The story of a father (Jackman) whose daughter disappears along with his friend's daughter (Terrence Howard) is gripping, and emotionally will take its toll. For Jackman, to accurately capture it in order to do service to those who have lost children, he delved deeply into research. Jackman talked to real parents who have lost their children and explored what exactly one’s mind does when the worst thing one can imagine… happens.
“The most maddening part of the whole thing is the powerlessness of a parent knowing that your child is waiting for you and can't understand why you're not there every second of every day. They're not waiting for the police to come rescue them,” Jackman said. Each parent imagines that the child is off somewhere in utter horror, wondering why their mother or father has not come to get them.
“And the police the entire time are saying, 'Please let us do our jobs, just relax.' And it's maddening. To sleep is to fail your child in a way. It's impossible to just go and rest."
Throughout Prisoners, it becomes more and more clear that Jackman’s character is not sleeping. And therefore, it is hard for him to make judgments as to what to do. Does he take matters into his own hands… or does he wait for Gyllenhaal’s character to do his job?

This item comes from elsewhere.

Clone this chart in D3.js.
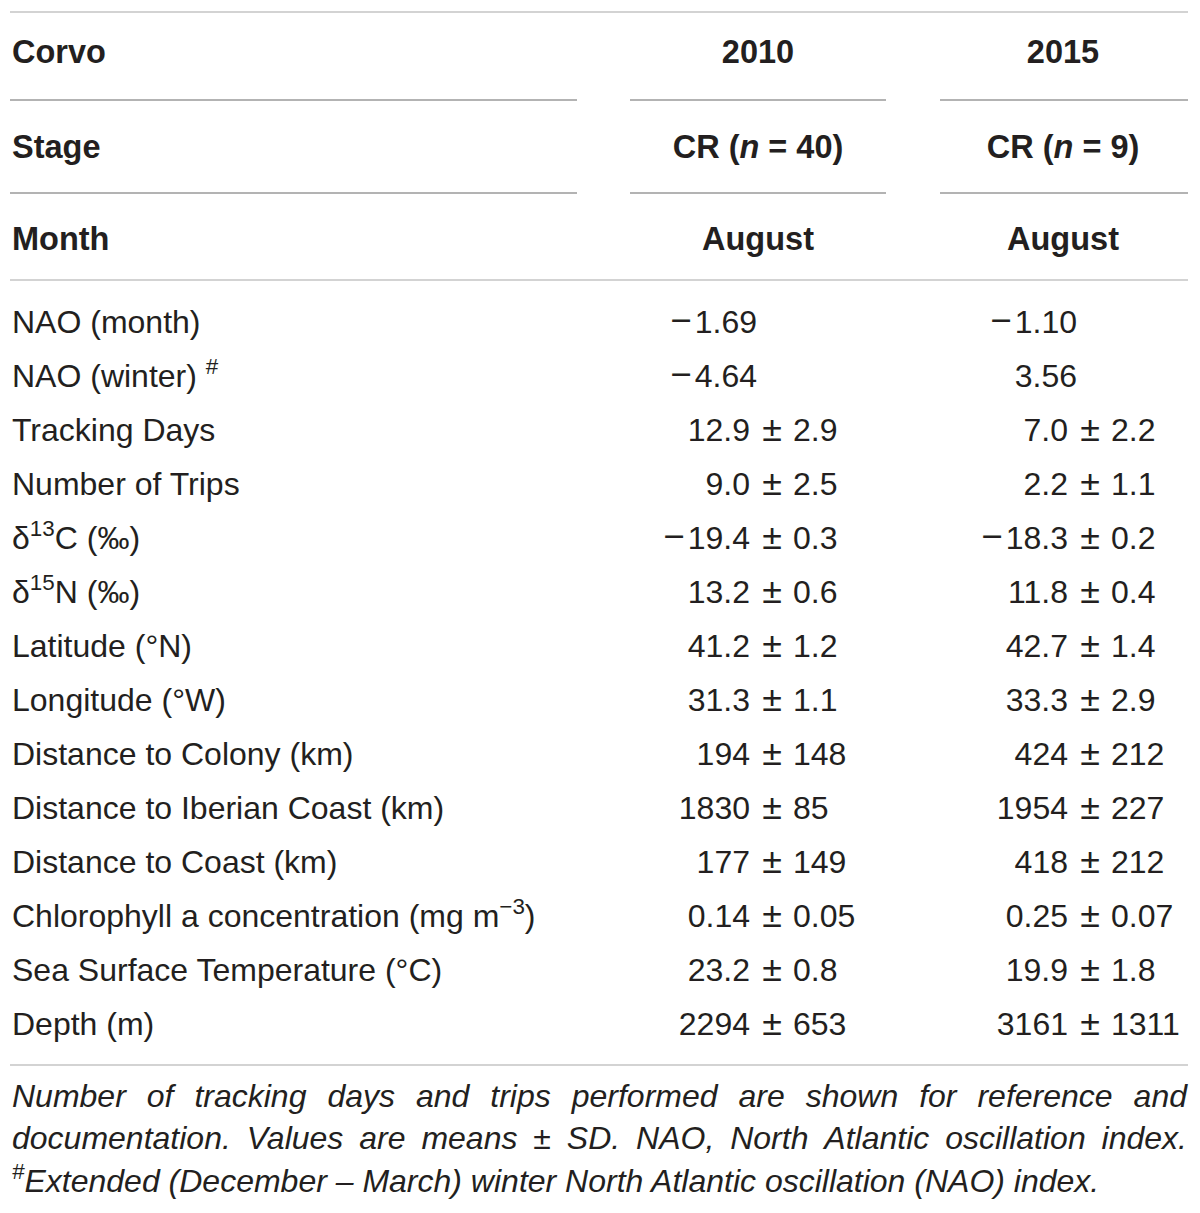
<!DOCTYPE html>
<html>
<head>
<meta charset="utf-8">
<script src="https://cdn.jsdelivr.net/npm/d3@7/dist/d3.min.js"></script>
<style>
  html, body { margin: 0; padding: 0; background: #fff; }
  svg { display: block; }
</style>
</head>
<body>
<svg id="chart" width="1200" height="1213"></svg>
<script>
// ---- Data ----
const headerTitle = ["Corvo", "2010", "2015"];
const headerStage = ["Stage", "CR (^n^ = 40)", "CR (^n^ = 9)"];
const headerMonth = ["Month", "August", "August"];

const rowLabels = [
  "NAO (month)",
  "NAO (winter) ^{#}",
  "Tracking Days",
  "Number of Trips",
  "δ^{13}C (‰)",
  "δ^{15}N (‰)",
  "Latitude (°N)",
  "Longitude (°W)",
  "Distance to Colony (km)",
  "Distance to Iberian Coast (km)",
  "Distance to Coast (km)",
  "Chlorophyll a concentration (mg m^{−3})",
  "Sea Surface Temperature (°C)",
  "Depth (m)"
];

const values2010 = [
  "−1.69", "−4.64", "12.9 ± 2.9", "9.0 ± 2.5", "−19.4 ± 0.3", "13.2 ± 0.6",
  "41.2 ± 1.2", "31.3 ± 1.1", "194 ± 148", "1830 ± 85", "177 ± 149",
  "0.14 ± 0.05", "23.2 ± 0.8", "2294 ± 653"
];
const values2015 = [
  "−1.10", "3.56", "7.0 ± 2.2", "2.2 ± 1.1", "−18.3 ± 0.2", "11.8 ± 0.4",
  "42.7 ± 1.4", "33.3 ± 2.9", "424 ± 212", "1954 ± 227", "418 ± 212",
  "0.25 ± 0.07", "19.9 ± 1.8", "3161 ± 1311"
];

const footnoteLines = [
  "Number of tracking days and trips performed are shown for reference and",
  "documentation. Values are means ± SD. NAO, North Atlantic oscillation index.",
  "^{#}Extended (December – March) winter North Atlantic oscillation (NAO) index."
];

// ---- Layout ----
const svg = d3.select("#chart");
const FONT = "'Liberation Sans', Arial, Helvetica, sans-serif";
const TEXT = "#231f20";
const bodySize = 32;
const left = 12, right = 1188;

const colCenter = [null, 758, 1063];
const pmX = [null, 772, 1090];        // x of the ± sign per value column
const plainRight = [null, 757, 1077];   // right edge for values without ±

const y = d3.scalePoint().domain(d3.range(rowLabels.length)).range([333, 1035]);

// Rules
function rule(x1, x2, yy, color) {
  svg.append("line").attr("x1", x1).attr("x2", x2).attr("y1", yy).attr("y2", yy)
    .attr("stroke", color).attr("stroke-width", 1.6);
}
rule(10, 1188, 12, "#c4c4c4");
[100, 193].forEach(yy => {
  rule(10, 577, yy, "#9a9a9a");
  rule(630, 886, yy, "#9a9a9a");
  rule(940, 1188, yy, "#9a9a9a");
});
rule(10, 1188, 280, "#c4c4c4");
rule(10, 1188, 1065, "#c4c4c4");

// Rich text helper: ^{..} superscript, ^..^ italic
function rich(sel, str, size) {
  const re = /(\^\{[^}]*\}|\^[^^]*\^)/g;
  const parts = str.split(re).filter(p => p !== "");
  const up = size * 0.42;
  let raised = false;
  parts.forEach(p => {
    if (p.startsWith("^{")) {
      sel.append("tspan").text(p.slice(2, -1)).attr("font-size", size * 0.7)
        .attr("dy", -up);
      raised = true;
    } else if (p.startsWith("^")) {
      const t = sel.append("tspan").text(p.slice(1, -1)).attr("font-style", "italic");
      if (raised) { t.attr("dy", up); raised = false; }
    } else {
      const t = sel.append("tspan").text(p);
      if (raised) { t.attr("dy", up); raised = false; }
    }
  });
}

// Number with a slightly wider minus, as in the reference typesetting
function numText(sel, str) {
  if (str.startsWith("−")) {
    sel.append("tspan").attr("font-size", bodySize * 1.15).text("−");
    sel.append("tspan").attr("dx", 3).text(str.slice(1));
  } else {
    sel.text(str);
  }
}

// Header rows
const headerRows = [[headerTitle, 63], [headerStage, 158], [headerMonth, 250]];
headerRows.forEach(([cells, by]) => {
  cells.forEach((c, i) => {
    const t = svg.append("text")
      .attr("x", i === 0 ? left : colCenter[i])
      .attr("y", by)
      .attr("text-anchor", i === 0 ? "start" : "middle")
      .attr("font-family", FONT).attr("font-weight", "bold")
      .attr("font-size", 32.5).attr("fill", TEXT);
    rich(t, c, 32.5);
  });
});

// Body rows
rowLabels.forEach((lab, r) => {
  const t = svg.append("text").attr("x", left).attr("y", y(r))
    .attr("font-family", FONT).attr("font-size", bodySize).attr("fill", TEXT);
  rich(t, lab, bodySize);
  [values2010, values2015].forEach((vals, k) => {
    const col = k + 1;
    const v = vals[r];
    const g = svg.append("g").attr("font-family", FONT)
      .attr("font-size", bodySize).attr("fill", TEXT);
    if (v.includes("±")) {
      const [m, s] = v.split(" ± ");
      numText(g.append("text").attr("x", pmX[col] - 22).attr("y", y(r))
        .attr("text-anchor", "end"), m);
      g.append("text").attr("x", pmX[col]).attr("y", y(r))
        .attr("text-anchor", "middle").attr("font-size", bodySize * 1.12).text("±");
      g.append("text").attr("x", pmX[col] + 21).attr("y", y(r))
        .attr("text-anchor", "start").text(s);
    } else {
      numText(g.append("text").attr("x", plainRight[col]).attr("y", y(r))
        .attr("text-anchor", "end"), v);
    }
  });
});

// Footnote (first two lines justified)
const footSize = 32;
const footY = [1107, 1149, 1192];
footnoteLines.forEach((line, i) => {
  if (i < 2) {
    const words = line.split(" ");
    const g = svg.append("g").attr("font-family", FONT).attr("font-style", "italic")
      .attr("font-size", footSize).attr("fill", TEXT);
    const nodes = words.map(w => g.append("text").attr("y", footY[i]).text(w));
    const widths = nodes.map(n => n.node().getComputedTextLength());
    const total = d3.sum(widths);
    const gap = (right - 1 - left - total) / (words.length - 1);
    let x = left;
    nodes.forEach((n, j) => { n.attr("x", x); x += widths[j] + gap; });
  } else {
    const t = svg.append("text").attr("x", left).attr("y", footY[i])
      .attr("font-family", FONT).attr("font-style", "italic")
      .attr("font-size", footSize).attr("fill", TEXT);
    rich(t, line, footSize);
  }
});
</script>
</body>
</html>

“[Jackman’s character] Dover was defined by sleep deprivation. The movie takes place in eight or nine days. I talked to a father whose kid was gone and he said the worst thing is that the child is waiting for you, not for the police, for you. And the police tell us to leave it to them,” Jackman said.
“But you can’t abandon your child and that is what sleeping would be, and the incomprehensible nature of taking information in and just physically trying to take concepts in.”
Gyllenhaal, given the serious nature of the subject matter, came to the set equally prepared as Jackman, just from another angle.
“I did a lot of preparation for this movie. I would always watch police videos, interrogation videos and sometimes really horrific videos. On my way to work I’d try to resist how dark it was, that world it threw me into. I could feel that push and pull inside me and it would sometimes panic me. You watch these things and you don’t even know how to respond, it’s so visceral. It really broke me into this world,” Gyllenhaal said.
While acting out his scenes and telling this important story, it was his performance that aided him in being able to keep going. “I spent the day using that work as a therapy out of it. I would spend the evening letting go of whatever we did during the day,” he added. The film’s location and its rich culture allowed him to recharge and be back strong the next day. “Shooting in Atlanta there are so many wonderful restaurants, and food became therapy in a way.”
What is incredible about the film, and it is all over this Prisoners movie trailer, is the duality of the roles played by Gyllenhaal and Jackman.
“Understanding each other is important,” Gyllenhaal said. “The institution which I was a part of was essential with protocol and rules. The perversion of that institution and that individual, when neither are speaking -- it’s not a surprise that people in their story split – the individual versus the institution, they bump heads four or five times in the story. But at the end it speaks to life. When the institution and the individual come together there is some kind of ideal. When they resist, there is great chaos."
Jackman sites shooting one scene as an impeccable example of the power that his co-star brought not only to the role, but in the telling of the story. ”In one of my scenes with Jake in the cop car, we argue, and at the end of the coverage shoot, Jake said to me, ‘I feel we’re missing something, there’s an element to this that’s missing. Let’s see what happens when we acknowledge the fact that we need each other,’” Jackman recalled.
“The theme in the film is that they do need to work together. There is no right answer. Look at Syria. There is no right answer. There is always collateral damage and there is moral ambiguity. Rarely do we see this mentioned in a film and even less in a thriller.”